## begin
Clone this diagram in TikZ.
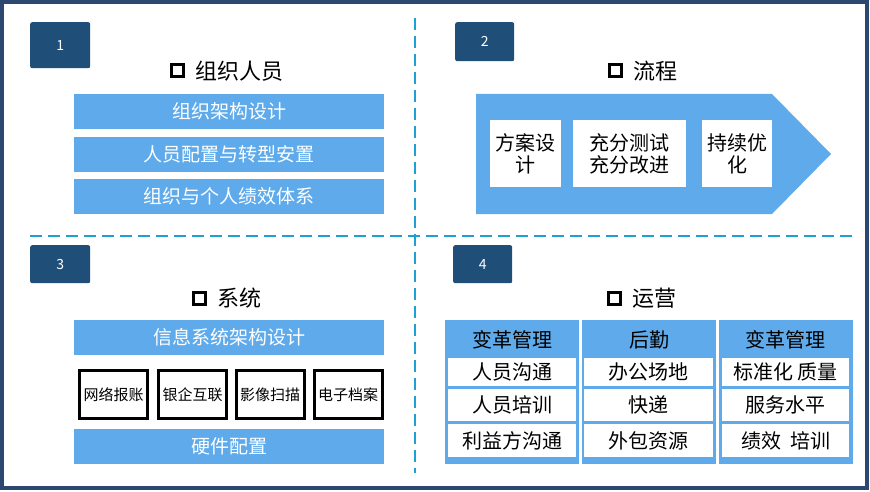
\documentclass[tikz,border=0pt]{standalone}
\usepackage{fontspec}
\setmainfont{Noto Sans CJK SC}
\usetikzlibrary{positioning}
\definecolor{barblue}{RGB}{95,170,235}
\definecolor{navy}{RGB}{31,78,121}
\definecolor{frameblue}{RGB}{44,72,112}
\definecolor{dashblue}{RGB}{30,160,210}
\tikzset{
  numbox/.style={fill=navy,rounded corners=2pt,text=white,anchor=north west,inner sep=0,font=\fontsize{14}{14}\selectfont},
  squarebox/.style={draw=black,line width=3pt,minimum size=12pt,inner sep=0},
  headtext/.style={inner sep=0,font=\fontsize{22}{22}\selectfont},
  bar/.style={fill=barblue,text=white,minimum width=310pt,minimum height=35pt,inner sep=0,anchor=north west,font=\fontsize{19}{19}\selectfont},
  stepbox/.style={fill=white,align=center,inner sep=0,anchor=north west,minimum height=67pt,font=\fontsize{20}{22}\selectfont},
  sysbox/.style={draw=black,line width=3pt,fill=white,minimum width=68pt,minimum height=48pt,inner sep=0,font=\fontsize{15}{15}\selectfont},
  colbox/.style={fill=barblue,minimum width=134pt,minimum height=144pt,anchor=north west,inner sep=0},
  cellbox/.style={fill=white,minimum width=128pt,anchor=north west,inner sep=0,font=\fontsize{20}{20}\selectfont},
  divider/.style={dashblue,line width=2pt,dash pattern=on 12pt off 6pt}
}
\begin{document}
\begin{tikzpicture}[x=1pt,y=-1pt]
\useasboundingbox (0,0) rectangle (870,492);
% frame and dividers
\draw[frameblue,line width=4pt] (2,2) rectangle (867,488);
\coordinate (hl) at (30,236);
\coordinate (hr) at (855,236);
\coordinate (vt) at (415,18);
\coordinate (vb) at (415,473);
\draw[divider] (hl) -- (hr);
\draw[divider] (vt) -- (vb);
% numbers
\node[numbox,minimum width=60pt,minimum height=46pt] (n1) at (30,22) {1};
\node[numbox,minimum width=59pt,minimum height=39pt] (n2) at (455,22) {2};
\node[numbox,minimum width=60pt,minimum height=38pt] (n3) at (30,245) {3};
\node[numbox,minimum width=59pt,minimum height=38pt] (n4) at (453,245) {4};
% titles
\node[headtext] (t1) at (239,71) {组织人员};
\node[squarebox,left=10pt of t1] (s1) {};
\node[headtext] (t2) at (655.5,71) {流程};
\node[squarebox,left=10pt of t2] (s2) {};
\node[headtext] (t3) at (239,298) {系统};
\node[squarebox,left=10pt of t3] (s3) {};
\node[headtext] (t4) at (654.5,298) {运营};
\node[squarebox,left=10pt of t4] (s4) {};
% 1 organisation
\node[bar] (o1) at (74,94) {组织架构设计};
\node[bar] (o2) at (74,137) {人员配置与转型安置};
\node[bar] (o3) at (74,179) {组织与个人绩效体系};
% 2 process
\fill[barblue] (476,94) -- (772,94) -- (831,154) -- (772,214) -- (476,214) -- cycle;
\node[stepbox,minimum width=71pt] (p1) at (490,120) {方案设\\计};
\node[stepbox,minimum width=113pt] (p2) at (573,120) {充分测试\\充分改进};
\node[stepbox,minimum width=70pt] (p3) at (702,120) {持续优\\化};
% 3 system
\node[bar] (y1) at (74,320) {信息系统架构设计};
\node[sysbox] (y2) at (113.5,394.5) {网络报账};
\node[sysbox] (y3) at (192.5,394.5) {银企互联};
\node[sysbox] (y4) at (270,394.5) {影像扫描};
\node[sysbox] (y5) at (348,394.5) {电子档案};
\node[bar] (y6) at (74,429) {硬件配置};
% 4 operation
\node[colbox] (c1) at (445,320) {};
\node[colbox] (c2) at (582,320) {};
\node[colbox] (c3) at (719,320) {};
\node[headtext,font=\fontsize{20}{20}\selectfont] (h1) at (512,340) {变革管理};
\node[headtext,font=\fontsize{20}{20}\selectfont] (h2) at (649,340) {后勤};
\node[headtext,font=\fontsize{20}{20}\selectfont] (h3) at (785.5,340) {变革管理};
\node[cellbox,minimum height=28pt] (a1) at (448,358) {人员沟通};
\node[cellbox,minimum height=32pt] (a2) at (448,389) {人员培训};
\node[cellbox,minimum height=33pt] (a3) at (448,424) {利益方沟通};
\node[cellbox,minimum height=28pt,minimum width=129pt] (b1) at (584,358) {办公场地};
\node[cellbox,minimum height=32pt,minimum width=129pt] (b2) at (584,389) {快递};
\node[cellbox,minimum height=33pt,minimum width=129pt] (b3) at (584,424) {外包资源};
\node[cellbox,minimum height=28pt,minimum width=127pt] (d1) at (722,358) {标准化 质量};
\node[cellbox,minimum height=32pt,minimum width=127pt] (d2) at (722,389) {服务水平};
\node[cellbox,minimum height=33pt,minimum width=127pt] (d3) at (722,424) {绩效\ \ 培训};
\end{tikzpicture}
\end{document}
## end
Transcribe all the data word for word; the images stay out.

Clone this diagram in TikZ.
\documentclass[tikz,border=0pt]{standalone}
\usepackage{fontspec}
\setmainfont{Noto Sans CJK SC}
\usetikzlibrary{positioning}
\definecolor{barblue}{RGB}{95,170,235}
\definecolor{navy}{RGB}{31,78,121}
\definecolor{frameblue}{RGB}{44,72,112}
\definecolor{dashblue}{RGB}{30,160,210}
\tikzset{
  numbox/.style={fill=navy,rounded corners=2pt,text=white,anchor=north west,inner sep=0,font=\fontsize{14}{14}\selectfont},
  squarebox/.style={draw=black,line width=3pt,minimum size=12pt,inner sep=0},
  headtext/.style={inner sep=0,font=\fontsize{22}{22}\selectfont},
  bar/.style={fill=barblue,text=white,minimum width=310pt,minimum height=35pt,inner sep=0,anchor=north west,font=\fontsize{19}{19}\selectfont},
  stepbox/.style={fill=white,align=center,inner sep=0,anchor=north west,minimum height=67pt,font=\fontsize{20}{22}\selectfont},
  sysbox/.style={draw=black,line width=3pt,fill=white,minimum width=68pt,minimum height=48pt,inner sep=0,font=\fontsize{15}{15}\selectfont},
  colbox/.style={fill=barblue,minimum width=134pt,minimum height=144pt,anchor=north west,inner sep=0},
  cellbox/.style={fill=white,minimum width=128pt,anchor=north west,inner sep=0,font=\fontsize{20}{20}\selectfont},
  divider/.style={dashblue,line width=2pt,dash pattern=on 12pt off 6pt}
}
\begin{document}
\begin{tikzpicture}[x=1pt,y=-1pt]
\useasboundingbox (0,0) rectangle (870,492);
% frame and dividers
\draw[frameblue,line width=4pt] (2,2) rectangle (867,488);
\coordinate (hl) at (30,236);
\coordinate (hr) at (855,236);
\coordinate (vt) at (415,18);
\coordinate (vb) at (415,473);
\draw[divider] (hl) -- (hr);
\draw[divider] (vt) -- (vb);
% numbers
\node[numbox,minimum width=60pt,minimum height=46pt] (n1) at (30,22) {1};
\node[numbox,minimum width=59pt,minimum height=39pt] (n2) at (455,22) {2};
\node[numbox,minimum width=60pt,minimum height=38pt] (n3) at (30,245) {3};
\node[numbox,minimum width=59pt,minimum height=38pt] (n4) at (453,245) {4};
% titles
\node[headtext] (t1) at (239,71) {组织人员};
\node[squarebox,left=10pt of t1] (s1) {};
\node[headtext] (t2) at (655.5,71) {流程};
\node[squarebox,left=10pt of t2] (s2) {};
\node[headtext] (t3) at (239,298) {系统};
\node[squarebox,left=10pt of t3] (s3) {};
\node[headtext] (t4) at (654.5,298) {运营};
\node[squarebox,left=10pt of t4] (s4) {};
% 1 organisation
\node[bar] (o1) at (74,94) {组织架构设计};
\node[bar] (o2) at (74,137) {人员配置与转型安置};
\node[bar] (o3) at (74,179) {组织与个人绩效体系};
% 2 process
\fill[barblue] (476,94) -- (772,94) -- (831,154) -- (772,214) -- (476,214) -- cycle;
\node[stepbox,minimum width=71pt] (p1) at (490,120) {方案设\\计};
\node[stepbox,minimum width=113pt] (p2) at (573,120) {充分测试\\充分改进};
\node[stepbox,minimum width=70pt] (p3) at (702,120) {持续优\\化};
% 3 system
\node[bar] (y1) at (74,320) {信息系统架构设计};
\node[sysbox] (y2) at (113.5,394.5) {网络报账};
\node[sysbox] (y3) at (192.5,394.5) {银企互联};
\node[sysbox] (y4) at (270,394.5) {影像扫描};
\node[sysbox] (y5) at (348,394.5) {电子档案};
\node[bar] (y6) at (74,429) {硬件配置};
% 4 operation
\node[colbox] (c1) at (445,320) {};
\node[colbox] (c2) at (582,320) {};
\node[colbox] (c3) at (719,320) {};
\node[headtext,font=\fontsize{20}{20}\selectfont] (h1) at (512,340) {变革管理};
\node[headtext,font=\fontsize{20}{20}\selectfont] (h2) at (649,340) {后勤};
\node[headtext,font=\fontsize{20}{20}\selectfont] (h3) at (785.5,340) {变革管理};
\node[cellbox,minimum height=28pt] (a1) at (448,358) {人员沟通};
\node[cellbox,minimum height=32pt] (a2) at (448,389) {人员培训};
\node[cellbox,minimum height=33pt] (a3) at (448,424) {利益方沟通};
\node[cellbox,minimum height=28pt,minimum width=129pt] (b1) at (584,358) {办公场地};
\node[cellbox,minimum height=32pt,minimum width=129pt] (b2) at (584,389) {快递};
\node[cellbox,minimum height=33pt,minimum width=129pt] (b3) at (584,424) {外包资源};
\node[cellbox,minimum height=28pt,minimum width=127pt] (d1) at (722,358) {标准化 质量};
\node[cellbox,minimum height=32pt,minimum width=127pt] (d2) at (722,389) {服务水平};
\node[cellbox,minimum height=33pt,minimum width=127pt] (d3) at (722,424) {绩效\ \ 培训};
\end{tikzpicture}
\end{document}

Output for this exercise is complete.